While there is much about the North American Free Trade Agreement (NAFTA) that I object to, it is currently the law of the land. The following proposal is an example of the kind of strategy that could be implemented, within the guidelines of the NAFTA treaty: The United States could eliminate the current 4% import tariff, and replace it with our own domestic policy requirement that all goods sold in this country (from any other nation, not just Mexico) be produced by labor paid at a minimum standard of wages and working conditions based on a percentage of the American standard, computed at the current exchange rate. We could establish a target goal of, say, 60% of American wages, which could be phased in gradually, over a period of several years, for existing import operations, but would apply immediately to new ventures.

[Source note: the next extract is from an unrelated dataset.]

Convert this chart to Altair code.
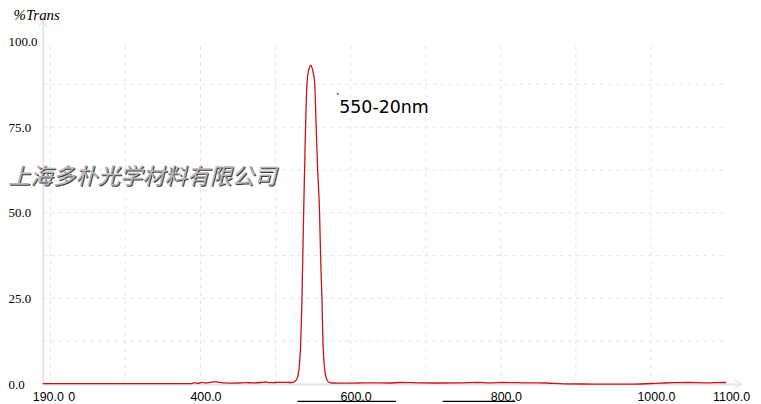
import altair as alt
import pandas as pd

# ---- data ----
wavelength = [190, 250, 300, 350, 388, 392, 397, 402, 407, 413, 420, 425, 432, 440, 450,
              460, 470, 480, 487, 492, 500, 510, 518, 523, 526, 529, 531, 533.5, 535.2,
              536.3, 537.4, 538.7, 540, 542, 544.5, 547, 549.5, 552, 554, 556, 558.6, 560,
              561.8, 563.1, 565.7, 568, 570.5, 575, 590, 610, 630, 650, 667, 690, 720, 750,
              769, 785, 804, 830, 860, 884, 924, 976, 1011, 1030, 1051, 1075, 1096, 1100]
transmission = [0.1, 0.1, 0.1, 0.1, 0.15, 0.4, 0.2, 0.5, 0.35, 0.5, 0.7, 0.5, 0.35, 0.25, 0.3,
                0.4, 0.35, 0.45, 0.6, 0.4, 0.45, 0.5, 0.45, 0.5, 0.8, 1.8, 4, 12, 25,
                37.5, 50, 63, 75.6, 88.2, 92, 93, 91.5, 88.2, 75.6, 63, 50, 37,
                24.7, 12.2, 3.9, 1.5, 0.6, 0.3, 0.25, 0.3, 0.35, 0.3, 0.45, 0.35, 0.3, 0.35,
                0.45, 0.35, 0.45, 0.35, 0.3, 0.06, 0.0, 0.0, 0.25, 0.4, 0.45, 0.35, 0.45, 0.45]

x_ticks = [190, 400, 600, 800, 1000, 1100]
y_ticks = [0, 25, 50, 75, 100]
grid_x = [200, 300, 400, 500, 600, 700, 800, 900, 1000]
grid_y = [12.5, 25, 37.5, 50, 62.5, 75, 87.5]

x_domain = [190, 1120]
y_domain = [0, 106]
W, H = 702, 365

watermark = "上海多朴光学材料有限公司"
annotation = "550-20nm"

spec_df = pd.DataFrame({"wl": wavelength, "T": transmission})
vgrid = pd.DataFrame({"x": grid_x, "y0": [0] * len(grid_x), "y1": [100] * len(grid_x)})
hgrid = pd.DataFrame({"y": grid_y, "x0": [190] * len(grid_y), "x1": [1100] * len(grid_y)})
one = pd.DataFrame({"k": [0]})

xs = alt.Scale(domain=x_domain, nice=False, zero=False)
ys = alt.Scale(domain=y_domain, nice=False)

x_axis = alt.Axis(values=x_ticks, format=".1f", labelFont="Liberation Sans", labelFontSize=12.5,
                  labelColor="#000", labelOffset=5, labelPadding=7, ticks=False, tickSize=0,
                  domainColor="#e6e6e6", domainWidth=2, grid=False, title=None,
                  labelFlush=False, labelOverlap=False)
y_axis = alt.Axis(values=y_ticks, format=".1f", labelFont="Liberation Serif", labelFontSize=13,
                  labelColor="#000", labelAlign="left", labelBaseline="middle", labelPadding=35,
                  ticks=False, tickSize=0, domainColor="#e6e6e6", domainWidth=2, grid=False,
                  title="%Trans", titleAngle=0, titleFont="Liberation Serif", titleFontSize=15,
                  titleFontStyle="italic", titleFontWeight="normal", titleColor="#000",
                  titleX=-30, titleY=-7, titleAlign="left", titleBaseline="middle")

vg = alt.Chart(vgrid).mark_rule(color="#e4e4e4", strokeDash=[4, 4], strokeWidth=1).encode(
    x=alt.X("x:Q", scale=xs, axis=x_axis), y=alt.Y("y0:Q", scale=ys, axis=y_axis), y2="y1:Q")
hg = alt.Chart(hgrid).mark_rule(color="#e4e4e4", strokeDash=[4, 4], strokeWidth=1).encode(
    y=alt.Y("y:Q", scale=ys), x=alt.X("x0:Q", scale=xs), x2="x1:Q")

line = alt.Chart(spec_df).mark_line(color="#c81414", strokeWidth=1.3, interpolate="monotone").encode(
    x=alt.X("wl:Q", scale=xs), y=alt.Y("T:Q", scale=ys))

# axis arrowheads
arrow_y = alt.Chart(one).mark_point(
    shape="M-1,0.7L0,-0.7L1,0.7", filled=False, color="#dcdcdc", size=70, strokeWidth=1.5
).encode(x=alt.value(0), y=alt.value(3))
arrow_x = alt.Chart(one).mark_point(
    shape="M-0.7,-1L0.7,0L-0.7,1", filled=False, color="#dcdcdc", size=70, strokeWidth=1.5
).encode(x=alt.value(W - 3), y=alt.value(H))

wm_df = pd.DataFrame({"t": [watermark]})
wm_shadow = alt.Chart(wm_df).mark_text(
    font="Noto Sans CJK SC", fontSize=22.5, fontStyle="italic", align="left", baseline="middle",
    color="#3a3a3a").encode(text="t:N", x=alt.value(-34), y=alt.value(158))
wm = alt.Chart(wm_df).mark_text(
    font="Noto Sans CJK SC", fontSize=22.5, fontStyle="italic", align="left", baseline="middle",
    color="#b4b4b4").encode(text="t:N", x=alt.value(-35), y=alt.value(157))

ann = alt.Chart(pd.DataFrame({"t": [annotation]})).mark_text(
    font="DejaVu Sans", fontSize=17.5, align="left", baseline="middle", color="#000"
).encode(text="t:N", x=alt.value(298), y=alt.value(88))
tick_mark = alt.Chart(pd.DataFrame({"t": ["`"]})).mark_text(
    font="Noto Sans", fontSize=10, align="left", baseline="middle", color="#000"
).encode(text="t:N", x=alt.value(295), y=alt.value(78))
zero_lbl = alt.Chart(pd.DataFrame({"t": ["0"]})).mark_text(
    font="Liberation Sans", fontSize=12.5, align="center", baseline="middle", color="#000"
).encode(text="t:N", x=alt.value(29), y=alt.value(H + 13))

ul1 = alt.Chart(one).mark_rule(color="#000", strokeWidth=1.3).encode(
    x=alt.value(256), x2=alt.value(355), y=alt.value(382.5))
ul2 = alt.Chart(one).mark_rule(color="#000", strokeWidth=1.3).encode(
    x=alt.value(402), x2=alt.value(475), y=alt.value(382.5))

chart = alt.layer(vg, hg, wm_shadow, wm, line, arrow_y, arrow_x, ann, tick_mark, zero_lbl,
                  ul1, ul2).properties(
    width=W, height=H, autosize="none",
    padding={"left": 35, "top": 12, "right": 12, "bottom": 19},
    background="white"
).configure_view(stroke=None)

chart.save("out.html", embed_options={"renderer": "svg", "actions": False})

Any company importing goods should be required to accept two conditions: 1) That all such goods are produced at the wages and working conditions required by law; and 2) That, in consideration of importing goods to the United States, they accept American judicial review of complaints by workers, so that workers could sue in our courts to recover unpaid wages under this policy (with a treble damages penalty to put some real "teeth" into the proposal and eliminate corruption and favoritism in foreign courts).

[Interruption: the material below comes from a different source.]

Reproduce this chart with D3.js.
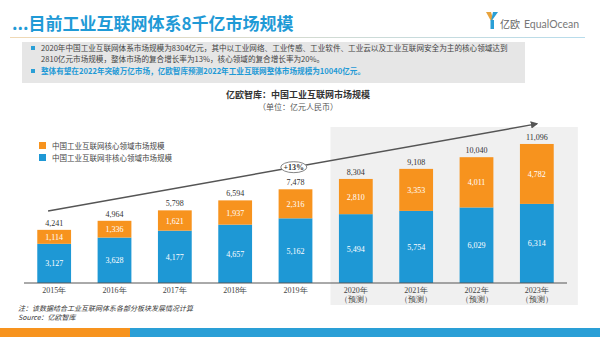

This proposal would raise wages for all workers and drive up the competitive value of labor in Mexico, as well as other countries that sell goods here. At the same time, American companies would lose the incentive of cheap labor from foreign production of domestic sales, thus limiting foreign labor investment (outsourcing) to production of foreign goods for sale in foreign markets, without the need for more formalized legislative regulation to restrict such outsourcing through tax penalties and incentives, though there may still be a place for considering such remedies as another part of the solution. As labor standards improve, workers in Mexico (as well as other third-world countries where there is now an economic draw to the United States) would have less incentive to seek economic refuge in the United States. They would be able to buy the goods and service they produce, thus creating their own domestic market, and the start of an improving economic cycle, which they so badly need, while simultaneously addressing the problems of our immigration dilemma.We already have tariffs to ensure prices, and enforceable tariff rules to ensure compliance with United States standards of product safety and environmental standards. This is because tariffs to protect price protect corporate owners and investors who ensure protection of their interests. Why are the interests of the wealthiest more sacred and worthy of protection than those who work the hardest and receive the least benefit? Why should protections for the workers who actually produce tangible wealth, both here and abroad, be exempt from protection? It is time now to include a wage tariff which would protect labor here and abroad, broaden the economic base from the bottom up and improve conditions in other countries without infringing their sovereignty in any way since the proposal only regulates their lucrative commercial operations in the United States which they would adopt on a purely voluntary basis in consideration of such desirable trade opportunities.